It came as a bit of a surprise that Stevenage were in the hunt for a new gaffer in summer 2015, let alone then appointing Teddy Sheringham. After previous boss Graham Westley had got Boro’ into promotion contention the previous season, change was far from our thoughts going into the 2015-6 campaign.
Yet, the board made the decision to move in a new direction. Out went Westley, and in came Sheringham. Amid uncertainty over the future of Sam Allardyce as Hammers’ boss in summer 2015, talk of taking charge of Stevenage came to light.
That talk became reality, and Boro’ landed themselves a famed England legend and SEO boost in the process. For Sheringham, a chance to prove himself in the dugout. It didn’t go so well, however. Poor results and player recruitment that didn’t come off saw us flounder at the wrong end of the table. The writing was on the wall very quickly.
In early 2016, the club announced that Sheringham had gone. The punt hadn’t worked and the board found themselves with more rebuilding work to do; the first priority to see off a muted, yet lingering threat of relegation to the Conference. It’s just as well that coach Darren Sarll was on hand really, wasn’t it?

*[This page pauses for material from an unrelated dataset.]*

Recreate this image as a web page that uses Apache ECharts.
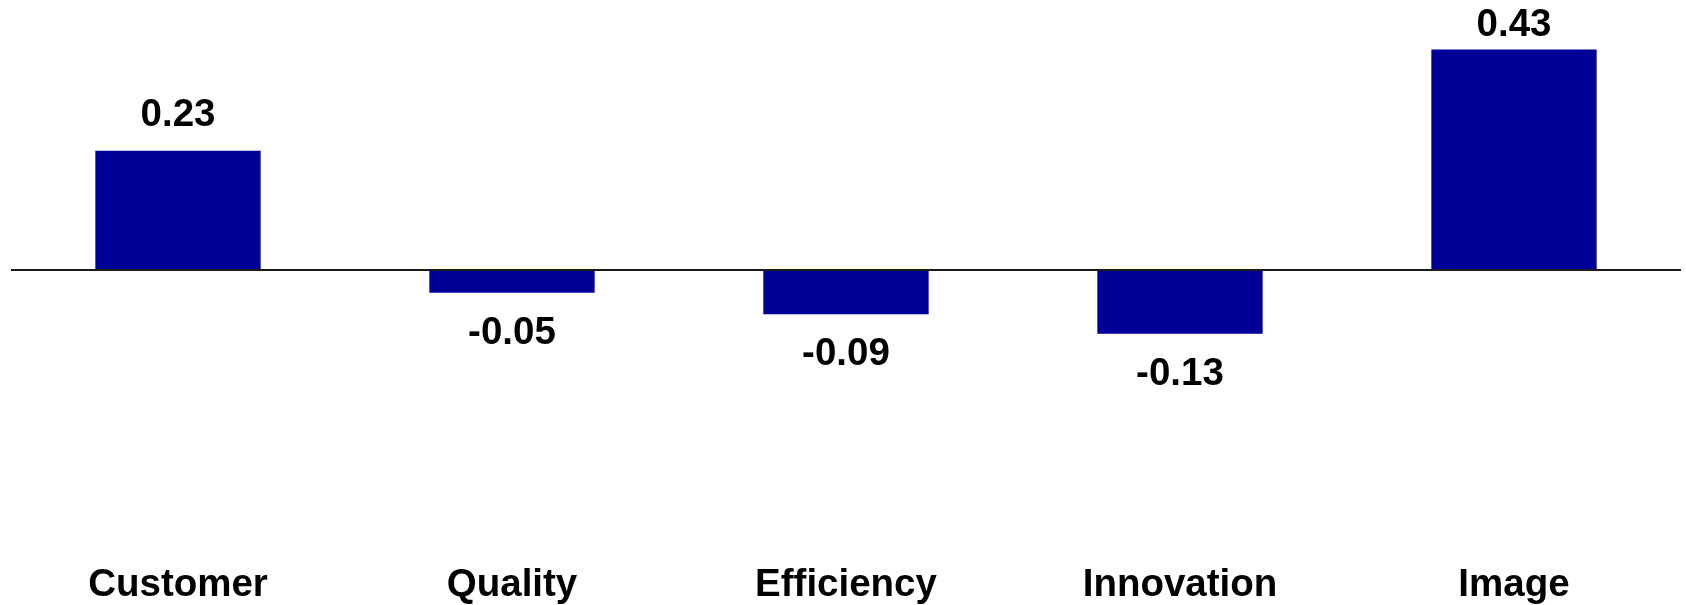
<!DOCTYPE html>
<html>
<head>
<meta charset="utf-8">
<script src="https://cdn.jsdelivr.net/npm/echarts@6/dist/echarts.min.js"></script>
<style>
  html, body { margin: 0; padding: 0; background: #ffffff; }
  #chart { width: 1686px; height: 605px; }
</style>
</head>
<body>
<div id="chart"></div>
<script>
const categories = ['Customer', 'Quality', 'Efficiency', 'Innovation', 'Image'];
const values = [0.232, -0.046, -0.088, -0.126, 0.43];

const FONT = '"Liberation Sans", Arial, sans-serif';
const chart = echarts.init(document.getElementById('chart'), null, { renderer: 'canvas' });

const maxValue = Math.max(...values);
const seriesData = values.map(v => {
  const item = { value: v };
  if (v === maxValue) {
    item.label = { distance: 5 };
  } else if (v < 0) {
    item.label = { distance: 21 };
  }
  return item;
});

chart.setOption({
  animation: false,
  backgroundColor: '#ffffff',
  grid: { left: 11, right: 5, top: 13.6, bottom: 75.6, containLabel: false },
  xAxis: {
    type: 'category',
    data: categories,
    axisLine: { show: false, onZero: false },
    axisTick: { show: false },
    splitLine: { show: false },
    axisLabel: {
      margin: 41,
      color: '#000000',
      fontFamily: FONT,
      fontWeight: 'bold',
      fontSize: 38.5
    }
  },
  yAxis: {
    type: 'value',
    min: -0.5,
    max: 0.5,
    show: false,
    splitLine: { show: false }
  },
  series: [{
    type: 'bar',
    data: seriesData,
    barWidth: '49.5%',
    itemStyle: { color: '#000099' },
    label: {
      show: true,
      position: 'outside',
      distance: 16,
      color: '#000000',
      fontFamily: FONT,
      fontWeight: 'bold',
      fontSize: 38.5,
      formatter: p => p.value.toFixed(2)
    },
    markLine: {
      silent: true,
      symbol: ['none', 'none'],
      label: { show: false },
      lineStyle: { color: '#1a1a1a', width: 2, type: 'solid' },
      data: [{ yAxis: 0 }]
    }
  }]
});
</script>
</body>
</html>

Teddy Sheringham: Before Boro’
To many, Edward Paul Sheringham is best known for his time at Tottenham Hotspur or Manchester United. He was also a wonderful foil to Alan Shearer in Terry Venables’ England side at Euro ’96.
Sheringham may not have won it all during his playing career. He did come close, however.
After starting out at Millwall, the striker headed north to Nottingham Forest. He scored one of the first Premier League goals while at Forest too. It was at Tottenham, though, where it can be said a legend was born; establishing himself as one of England’s best forwards. It was little wonder that Manchester United came calling in 1997.
To replace Eric Cantona is no mean feat. He found his feet at Old Trafford and, within two years, had a historic treble to look back on; the Premier League, FA Cup and Champions’ League all claimed by United and thanks in no small part to the man himself.
Upon leaving United, his career took him back to Spurs (2001) and then onto Portsmouth (2003). After joining West Ham in 2004, he set the record for the oldest outfield player in Premier League history by turning out at the age of 40. It was at Colchester, however, that Sheringham would see out his playing days.
Off the pitch, poker and golf had benotable interests. And, yet, he made a return to top flight football in May 2014 after becoming West Ham’s striking coach.